You may have noticed a new report from the Royal Society of Public Health (RSPH) called ‘Health on the High Street’. This rated each type of retail outlet or service based on four key areas: encouraging healthy lifestyle choices; promoting social interaction; allowing greater access to health care services; and offering advice and promoting mental wellbeing.

Surely convenience stores scored well on this criteria, right? Wrong. On the criteria of providing services, mental well-being and social interaction, we were deemed to be neutral. That simply can’t be right: just imagine the communities we serve without the local shop and all that we offer.

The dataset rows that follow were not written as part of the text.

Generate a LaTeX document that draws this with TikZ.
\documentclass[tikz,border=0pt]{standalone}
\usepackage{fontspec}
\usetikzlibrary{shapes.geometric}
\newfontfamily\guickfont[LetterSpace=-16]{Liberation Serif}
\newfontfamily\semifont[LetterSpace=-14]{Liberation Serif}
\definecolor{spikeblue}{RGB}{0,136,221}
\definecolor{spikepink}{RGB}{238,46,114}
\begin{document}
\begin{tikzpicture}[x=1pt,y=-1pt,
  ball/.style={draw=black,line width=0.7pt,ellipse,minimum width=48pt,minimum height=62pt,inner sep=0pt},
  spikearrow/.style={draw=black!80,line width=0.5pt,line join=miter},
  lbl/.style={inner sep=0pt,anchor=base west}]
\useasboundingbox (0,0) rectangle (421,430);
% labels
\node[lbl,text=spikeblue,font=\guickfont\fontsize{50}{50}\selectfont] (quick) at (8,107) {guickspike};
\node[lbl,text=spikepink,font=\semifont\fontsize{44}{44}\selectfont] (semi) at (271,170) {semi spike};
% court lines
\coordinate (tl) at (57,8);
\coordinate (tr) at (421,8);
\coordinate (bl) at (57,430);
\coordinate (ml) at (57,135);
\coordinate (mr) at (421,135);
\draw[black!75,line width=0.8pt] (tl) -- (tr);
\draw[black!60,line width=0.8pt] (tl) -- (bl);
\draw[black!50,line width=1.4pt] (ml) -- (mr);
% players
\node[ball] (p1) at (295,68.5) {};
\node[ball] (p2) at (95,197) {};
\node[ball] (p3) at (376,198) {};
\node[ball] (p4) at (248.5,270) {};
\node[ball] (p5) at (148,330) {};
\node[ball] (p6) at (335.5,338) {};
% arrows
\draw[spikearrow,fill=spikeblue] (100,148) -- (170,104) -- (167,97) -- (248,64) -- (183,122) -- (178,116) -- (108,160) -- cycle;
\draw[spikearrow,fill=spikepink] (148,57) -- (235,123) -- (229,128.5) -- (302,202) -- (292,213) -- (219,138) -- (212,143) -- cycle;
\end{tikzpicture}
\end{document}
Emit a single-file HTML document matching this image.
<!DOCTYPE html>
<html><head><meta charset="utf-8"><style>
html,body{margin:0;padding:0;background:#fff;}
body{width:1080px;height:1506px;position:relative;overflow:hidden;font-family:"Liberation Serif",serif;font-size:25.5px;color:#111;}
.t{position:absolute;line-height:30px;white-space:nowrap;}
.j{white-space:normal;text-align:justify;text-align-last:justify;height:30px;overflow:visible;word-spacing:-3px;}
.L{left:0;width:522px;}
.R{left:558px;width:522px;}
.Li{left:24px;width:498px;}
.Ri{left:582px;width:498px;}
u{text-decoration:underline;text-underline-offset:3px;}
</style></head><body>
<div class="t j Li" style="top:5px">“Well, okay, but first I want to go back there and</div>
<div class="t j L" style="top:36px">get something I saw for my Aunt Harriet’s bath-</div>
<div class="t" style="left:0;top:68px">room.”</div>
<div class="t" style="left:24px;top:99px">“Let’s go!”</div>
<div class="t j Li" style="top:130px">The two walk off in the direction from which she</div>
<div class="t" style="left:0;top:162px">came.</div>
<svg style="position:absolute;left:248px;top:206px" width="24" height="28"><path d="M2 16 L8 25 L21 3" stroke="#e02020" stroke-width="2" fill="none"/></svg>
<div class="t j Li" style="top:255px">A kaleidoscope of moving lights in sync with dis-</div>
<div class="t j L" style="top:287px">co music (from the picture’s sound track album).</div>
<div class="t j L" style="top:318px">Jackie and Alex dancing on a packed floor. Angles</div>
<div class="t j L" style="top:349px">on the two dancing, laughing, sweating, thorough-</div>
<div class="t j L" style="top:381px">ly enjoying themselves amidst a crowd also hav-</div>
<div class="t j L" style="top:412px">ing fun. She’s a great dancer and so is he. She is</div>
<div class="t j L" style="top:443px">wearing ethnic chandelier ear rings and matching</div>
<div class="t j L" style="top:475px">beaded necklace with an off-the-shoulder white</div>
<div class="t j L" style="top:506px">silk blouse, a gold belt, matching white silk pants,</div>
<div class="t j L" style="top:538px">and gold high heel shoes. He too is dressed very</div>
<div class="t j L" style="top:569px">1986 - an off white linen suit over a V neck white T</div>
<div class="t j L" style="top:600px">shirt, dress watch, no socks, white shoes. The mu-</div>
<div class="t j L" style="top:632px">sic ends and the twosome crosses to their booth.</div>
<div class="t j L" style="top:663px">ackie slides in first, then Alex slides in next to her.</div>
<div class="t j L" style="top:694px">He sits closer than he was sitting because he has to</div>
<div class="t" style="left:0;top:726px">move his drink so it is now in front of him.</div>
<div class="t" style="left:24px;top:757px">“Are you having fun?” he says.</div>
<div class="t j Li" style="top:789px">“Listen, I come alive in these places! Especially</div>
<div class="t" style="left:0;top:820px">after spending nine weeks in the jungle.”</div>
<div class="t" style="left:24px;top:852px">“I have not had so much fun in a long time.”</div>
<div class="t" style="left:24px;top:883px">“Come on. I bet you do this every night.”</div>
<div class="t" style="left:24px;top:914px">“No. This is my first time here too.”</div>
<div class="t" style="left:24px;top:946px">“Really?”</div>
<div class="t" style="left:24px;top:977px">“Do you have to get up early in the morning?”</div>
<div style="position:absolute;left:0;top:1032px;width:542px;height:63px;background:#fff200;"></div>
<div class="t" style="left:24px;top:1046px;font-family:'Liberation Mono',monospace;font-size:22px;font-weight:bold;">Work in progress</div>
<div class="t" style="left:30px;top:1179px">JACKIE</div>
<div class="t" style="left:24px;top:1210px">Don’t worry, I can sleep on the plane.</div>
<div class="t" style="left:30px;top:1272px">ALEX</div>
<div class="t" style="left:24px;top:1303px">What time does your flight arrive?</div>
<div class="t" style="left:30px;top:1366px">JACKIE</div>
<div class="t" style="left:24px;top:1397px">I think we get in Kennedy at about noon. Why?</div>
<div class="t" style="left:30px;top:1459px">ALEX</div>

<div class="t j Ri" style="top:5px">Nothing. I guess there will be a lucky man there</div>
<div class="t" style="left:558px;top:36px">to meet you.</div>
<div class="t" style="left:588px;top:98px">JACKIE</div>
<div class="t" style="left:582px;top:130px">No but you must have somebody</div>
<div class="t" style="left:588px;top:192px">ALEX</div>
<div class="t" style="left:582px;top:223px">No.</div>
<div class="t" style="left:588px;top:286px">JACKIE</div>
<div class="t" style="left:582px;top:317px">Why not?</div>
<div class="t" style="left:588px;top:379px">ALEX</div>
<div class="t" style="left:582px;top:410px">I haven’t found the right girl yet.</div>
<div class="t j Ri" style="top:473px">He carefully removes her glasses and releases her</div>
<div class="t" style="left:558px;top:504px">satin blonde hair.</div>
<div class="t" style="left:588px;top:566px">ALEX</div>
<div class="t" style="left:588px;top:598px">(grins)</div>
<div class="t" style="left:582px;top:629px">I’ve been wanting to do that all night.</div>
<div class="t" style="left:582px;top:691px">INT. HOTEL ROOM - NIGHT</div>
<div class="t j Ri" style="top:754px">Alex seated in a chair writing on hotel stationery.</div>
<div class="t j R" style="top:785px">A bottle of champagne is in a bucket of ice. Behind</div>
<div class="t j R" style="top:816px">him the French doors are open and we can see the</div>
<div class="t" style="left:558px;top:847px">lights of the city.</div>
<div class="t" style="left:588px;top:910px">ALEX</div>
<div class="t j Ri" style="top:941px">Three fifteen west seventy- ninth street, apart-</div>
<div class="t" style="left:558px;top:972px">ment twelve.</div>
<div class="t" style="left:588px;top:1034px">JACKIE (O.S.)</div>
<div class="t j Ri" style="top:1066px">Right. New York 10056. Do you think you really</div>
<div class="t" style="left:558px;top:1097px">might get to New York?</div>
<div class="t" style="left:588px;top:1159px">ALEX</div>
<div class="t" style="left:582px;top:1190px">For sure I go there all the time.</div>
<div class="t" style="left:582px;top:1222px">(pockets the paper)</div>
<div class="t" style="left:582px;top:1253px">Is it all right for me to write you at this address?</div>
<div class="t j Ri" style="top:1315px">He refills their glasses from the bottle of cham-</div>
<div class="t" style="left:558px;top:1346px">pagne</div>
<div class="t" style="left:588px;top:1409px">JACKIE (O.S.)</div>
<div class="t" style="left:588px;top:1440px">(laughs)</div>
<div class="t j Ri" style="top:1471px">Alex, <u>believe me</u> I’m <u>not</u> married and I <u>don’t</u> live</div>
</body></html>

The key benefit our sector brings is reach. We’re a sector of more than 46,000 shops, but what sets us apart is that most trade on their own or on small parades. We take up this responsibility by offering not just essential food and traditional groceries, but an ever-broadening range of services that people need.

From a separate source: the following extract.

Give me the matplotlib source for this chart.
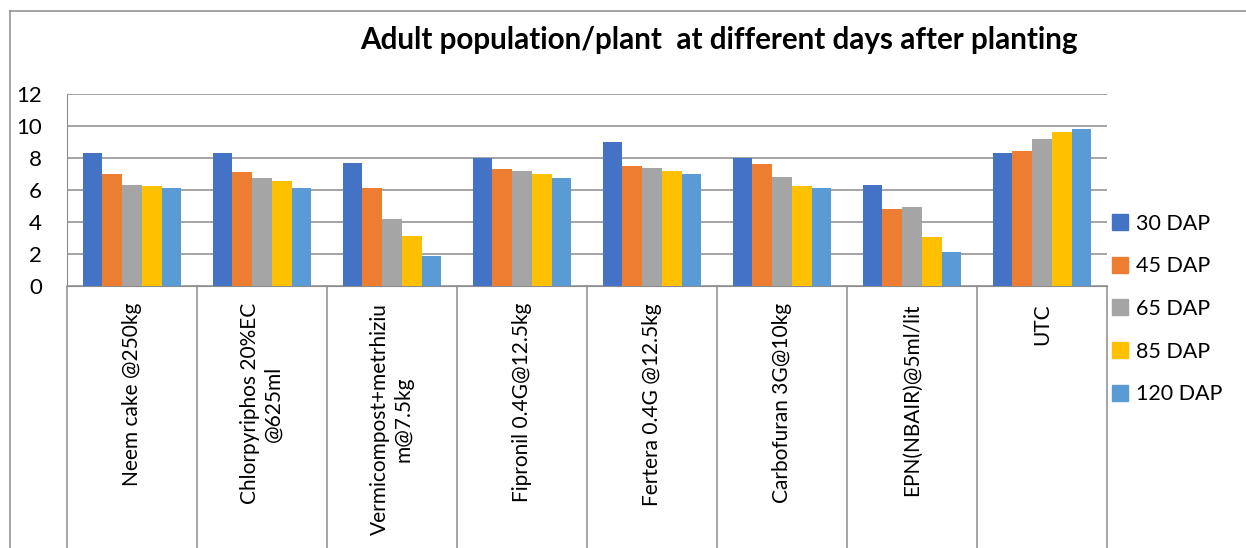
import matplotlib
matplotlib.use("Agg")
import matplotlib.pyplot as plt
import matplotlib.transforms as mtransforms
from matplotlib.lines import Line2D
import numpy as np

TREATMENTS = [
    "Neem cake @250kg",
    "Chlorpyriphos 20%EC\n@625ml",
    "Vermicompost+metrhiziu\nm@7.5kg",
    "Fipronil 0.4G@12.5kg",
    "Fertera 0.4G @12.5kg",
    "Carbofuran 3G@10kg",
    "EPN(NBAIR)@5ml/lit",
    "UTC",
]
SERIES = ["30 DAP", "45 DAP", "65 DAP", "85 DAP", "120 DAP"]

DAP_30 = [8.3, 8.3, 7.7, 8.0, 9.0, 8.0, 6.3, 8.3]
DAP_45 = [7.0, 7.1, 6.1, 7.3, 7.5, 7.6, 4.8, 8.45]
DAP_65 = [6.3, 6.75, 4.2, 7.2, 7.4, 6.8, 4.95, 9.2]
DAP_85 = [6.25, 6.55, 3.1, 7.0, 7.2, 6.25, 3.05, 9.6]
DAP_120 = [6.1, 6.15, 1.85, 6.75, 7.0, 6.1, 2.1, 9.8]

COLORS = ["#4472C4", "#ED7D31", "#A5A5A5", "#FFC000", "#5B9BD5"]
GRID = "#8c8c8c"
FONT = ["Lato", "DejaVu Sans"]

W, H = 1246, 548


def main():
    plt.rcParams["font.family"] = FONT
    fig = plt.figure(figsize=(W / 100, H / 100), dpi=100)
    ax = fig.add_axes([67 / W, 1 - 286 / H, (1107 - 67) / W, (286 - 94) / H])

    values = [DAP_30, DAP_45, DAP_65, DAP_85, DAP_120]
    x = np.arange(len(TREATMENTS))
    bw = 0.76 / len(SERIES)
    for i, (vals, color) in enumerate(zip(values, COLORS)):
        ax.bar(x + (i - 2) * bw, vals, width=bw, color=color, zorder=3)

    ax.set_xlim(-0.5, len(TREATMENTS) - 0.5)
    ax.set_ylim(0, 12)
    ax.set_yticks(range(0, 13, 2))
    ax.tick_params(axis="y", length=0, pad=18, labelsize=16)
    ax.set_xticks([])
    ax.grid(axis="y", color=GRID, linewidth=1.1, zorder=0)
    for side in ["top", "right"]:
        ax.spines[side].set_visible(False)
    ax.spines["left"].set_color(GRID)
    ax.spines["bottom"].set_color(GRID)

    # category boundaries run down through the label area
    trans = mtransforms.blended_transform_factory(ax.transData, ax.transAxes)
    y_bottom = -(H - 286) / (286 - 94)
    for k in range(len(TREATMENTS) + 1):
        ax.plot([k - 0.5, k - 0.5], [0, y_bottom], color=GRID, lw=1.1,
                transform=trans, clip_on=False)

    label_y = -(303 - 286) / (286 - 94)
    for i, name in enumerate(TREATMENTS):
        ax.text(i, label_y, name, transform=trans, rotation=90, ha="center",
                va="top", multialignment="center", fontsize=15)

    handles = [Line2D([], [], linestyle="none", marker="s", markersize=11,
                      markerfacecolor=c, markeredgecolor=c) for c in COLORS]
    fig.legend(handles, SERIES, loc="center left",
               bbox_to_anchor=(1110 / W, 1 - 309 / H), frameon=False,
               fontsize=15.5, handletextpad=0.3, labelspacing=1.05,
               borderpad=0, borderaxespad=0, handlelength=0.9)

    fig.text(719 / W, 1 - 40 / H,
             "Adult population/plant  at different days after planting",
             ha="center", va="center", fontsize=21.3, fontweight="bold")

    # outer chart frame
    fig.add_artist(Line2D([10 / W, 1], [1 - 11 / H, 1 - 11 / H],
                          color=GRID, lw=1.1, transform=fig.transFigure))
    fig.add_artist(Line2D([10 / W, 10 / W], [0, 1 - 11 / H],
                          color=GRID, lw=1.1, transform=fig.transFigure))

    fig.savefig("out.png", dpi=100)
    plt.close(fig)


if __name__ == "__main__":
    main()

We bring together services that can’t be sustained in that location as a standalone business – for example, when banks shut their branch network, it’s local shops stepping into the breach through ATMs, Post Offices and other services.

This location and range of services makes us the main point of social interaction for every type of customer, providing vital defence against isolation, and I’m stunned that the RSPH hasn’t recognised this in its report.

It looks like ACS needs to keep making the case for convenience with policymakers, and that each of you needs to keep making it to your MP, councillors and other local influencers.